Irrespective of what happens after the UK leaves the EU, new rules will be required to govern the flow of information between the UK and the EU. An uninhibited data flow is necessary for ensuring businesses and information services can continue to provide the functions they currently benefit from and offer. Furthermore, a UK position on the European Data Protection Board (which will interpret data protection across the EU post-Brexit) alongside unrestricted access to the data economy will be of great value to UK businesses. In 2015, the EU data economy was valued at €272 billion and is expected to grow to €643 billion by 2020.

As outlined by The Times business columnist, Alexandra Frean:

“The advertising lobby, notably the Direct Marketing Association and the Advertising Association, are pushing for full voting rights on the new board. They have been joined by global technology players such as Facebook, Google and Twitter. […] They argue that supporting General Data Protection Regulations and securing a voice for Britain in Europe on data would be a big win for their industries and for consumers.”

Why do the Government and the DMA support alignment with the EU as opposed to the rest of the world?

As outlined in the Government’s Future Partnership Paper entitled ‘The Exchange and Protection of Personal Data’, the adoption of the EU’s GDPR and the UK’s new Data Protection Bill places the UK in a unique position of alignment with the EU. Thanks to this parity of data protection legislation, after Brexit, the UK would be in a unique position, with the immediate means to share information flows with the EU. In essence, by being the first ‘outside nation’ to have data flow ties with the EU, the UK will be able to solidify and build on the data ties it has already, reaping further economic benefits.
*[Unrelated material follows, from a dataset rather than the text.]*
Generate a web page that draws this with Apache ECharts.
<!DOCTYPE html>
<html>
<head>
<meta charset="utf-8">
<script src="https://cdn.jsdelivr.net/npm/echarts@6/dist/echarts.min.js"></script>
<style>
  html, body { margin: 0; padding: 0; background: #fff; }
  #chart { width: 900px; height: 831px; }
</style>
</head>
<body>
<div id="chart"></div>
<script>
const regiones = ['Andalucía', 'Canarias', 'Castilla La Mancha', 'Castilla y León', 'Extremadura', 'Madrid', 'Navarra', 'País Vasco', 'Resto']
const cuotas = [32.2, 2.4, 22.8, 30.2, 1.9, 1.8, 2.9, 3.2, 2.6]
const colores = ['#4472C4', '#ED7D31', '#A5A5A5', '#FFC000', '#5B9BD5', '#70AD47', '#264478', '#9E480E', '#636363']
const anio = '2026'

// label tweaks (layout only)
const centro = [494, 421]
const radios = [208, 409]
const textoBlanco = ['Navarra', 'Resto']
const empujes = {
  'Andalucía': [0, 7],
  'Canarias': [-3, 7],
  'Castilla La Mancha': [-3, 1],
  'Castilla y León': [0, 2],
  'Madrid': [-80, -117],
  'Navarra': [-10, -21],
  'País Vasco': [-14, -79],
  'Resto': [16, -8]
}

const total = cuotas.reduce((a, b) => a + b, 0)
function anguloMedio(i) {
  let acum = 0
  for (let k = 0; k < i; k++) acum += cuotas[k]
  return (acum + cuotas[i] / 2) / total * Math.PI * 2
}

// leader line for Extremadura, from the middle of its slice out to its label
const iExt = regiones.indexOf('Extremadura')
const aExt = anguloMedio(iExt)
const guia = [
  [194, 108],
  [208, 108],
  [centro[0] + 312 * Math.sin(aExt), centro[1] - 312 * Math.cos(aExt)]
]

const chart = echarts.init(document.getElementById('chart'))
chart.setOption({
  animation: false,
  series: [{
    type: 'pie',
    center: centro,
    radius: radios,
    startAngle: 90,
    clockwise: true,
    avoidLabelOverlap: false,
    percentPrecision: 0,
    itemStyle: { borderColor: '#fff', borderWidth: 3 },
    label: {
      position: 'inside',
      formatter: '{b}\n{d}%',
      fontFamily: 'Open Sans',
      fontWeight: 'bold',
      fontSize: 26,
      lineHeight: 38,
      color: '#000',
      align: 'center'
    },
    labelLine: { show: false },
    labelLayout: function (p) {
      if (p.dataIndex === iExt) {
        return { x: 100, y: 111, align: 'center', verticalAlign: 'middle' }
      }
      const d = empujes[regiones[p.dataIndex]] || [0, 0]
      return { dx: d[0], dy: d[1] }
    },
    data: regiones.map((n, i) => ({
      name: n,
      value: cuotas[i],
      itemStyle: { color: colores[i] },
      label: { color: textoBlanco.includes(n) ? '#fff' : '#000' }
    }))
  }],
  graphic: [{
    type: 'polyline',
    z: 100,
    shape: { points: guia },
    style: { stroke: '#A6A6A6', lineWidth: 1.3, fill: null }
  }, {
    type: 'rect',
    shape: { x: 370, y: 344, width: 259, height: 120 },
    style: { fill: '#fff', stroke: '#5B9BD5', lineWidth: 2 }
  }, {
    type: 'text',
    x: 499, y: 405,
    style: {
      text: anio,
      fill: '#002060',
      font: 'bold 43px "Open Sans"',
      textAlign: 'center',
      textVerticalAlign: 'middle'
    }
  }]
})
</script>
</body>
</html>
What’s more, implementing these data protection and information standards does not necessarily prevent the UK from exchanging data with the rest of the world. Indeed, the trend of data protection legislation across the globe is moving toward UK and EU standards, offering the potential for vast growth of the data economy.
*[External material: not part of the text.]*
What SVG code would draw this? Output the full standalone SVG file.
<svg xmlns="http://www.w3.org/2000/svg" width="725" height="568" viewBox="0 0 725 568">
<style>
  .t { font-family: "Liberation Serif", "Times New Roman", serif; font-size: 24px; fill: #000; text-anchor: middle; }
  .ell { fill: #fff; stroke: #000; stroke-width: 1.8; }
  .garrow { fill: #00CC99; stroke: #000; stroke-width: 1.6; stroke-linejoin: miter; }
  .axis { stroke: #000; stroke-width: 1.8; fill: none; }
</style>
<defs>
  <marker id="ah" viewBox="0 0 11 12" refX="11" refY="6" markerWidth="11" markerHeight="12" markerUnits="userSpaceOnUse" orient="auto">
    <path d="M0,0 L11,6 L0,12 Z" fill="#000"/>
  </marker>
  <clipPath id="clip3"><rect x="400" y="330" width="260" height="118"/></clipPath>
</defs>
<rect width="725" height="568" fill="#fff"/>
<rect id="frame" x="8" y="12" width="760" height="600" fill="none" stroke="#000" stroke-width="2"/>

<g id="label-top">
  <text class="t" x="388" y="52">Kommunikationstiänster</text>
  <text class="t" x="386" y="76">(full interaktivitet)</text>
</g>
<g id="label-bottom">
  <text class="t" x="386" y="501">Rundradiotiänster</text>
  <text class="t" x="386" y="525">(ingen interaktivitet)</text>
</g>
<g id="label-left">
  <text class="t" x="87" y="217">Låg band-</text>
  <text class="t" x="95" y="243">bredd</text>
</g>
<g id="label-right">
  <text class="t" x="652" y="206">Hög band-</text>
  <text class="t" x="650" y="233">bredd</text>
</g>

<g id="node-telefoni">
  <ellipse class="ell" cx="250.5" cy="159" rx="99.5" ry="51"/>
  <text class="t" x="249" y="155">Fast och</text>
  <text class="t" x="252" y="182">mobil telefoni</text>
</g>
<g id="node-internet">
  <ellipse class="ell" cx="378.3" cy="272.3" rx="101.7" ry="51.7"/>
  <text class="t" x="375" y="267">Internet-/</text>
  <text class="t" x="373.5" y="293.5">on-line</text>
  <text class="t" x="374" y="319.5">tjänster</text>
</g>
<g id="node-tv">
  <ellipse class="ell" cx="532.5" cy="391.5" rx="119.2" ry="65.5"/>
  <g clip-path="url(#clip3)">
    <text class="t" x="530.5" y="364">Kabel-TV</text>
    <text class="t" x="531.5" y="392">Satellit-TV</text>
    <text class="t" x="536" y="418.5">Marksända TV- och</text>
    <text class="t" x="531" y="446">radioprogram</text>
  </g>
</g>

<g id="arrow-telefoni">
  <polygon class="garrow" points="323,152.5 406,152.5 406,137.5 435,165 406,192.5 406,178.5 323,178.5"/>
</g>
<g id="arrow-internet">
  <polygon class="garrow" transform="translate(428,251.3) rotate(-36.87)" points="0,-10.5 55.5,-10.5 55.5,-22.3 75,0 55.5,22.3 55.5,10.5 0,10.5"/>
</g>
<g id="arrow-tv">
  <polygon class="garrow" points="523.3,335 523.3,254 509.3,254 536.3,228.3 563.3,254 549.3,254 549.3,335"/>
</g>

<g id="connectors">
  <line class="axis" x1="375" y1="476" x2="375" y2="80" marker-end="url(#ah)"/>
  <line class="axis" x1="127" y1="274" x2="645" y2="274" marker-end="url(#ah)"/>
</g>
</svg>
So, what is happening now?

At present, things are up in the air. Theresa May’s proposal of “an ongoing role for the UK’s Information Commissioner’s Office” in the EU after Brexit and a “bespoke arrangement” on data was rejected by Brussels. For now, whether a Brexit deal will include the free exchange of information between the EU and UK is no sure thing. Nonetheless, the DMA will continue to push for maximum alignment with EU data protection policy in order to secure the benefits of the data economy.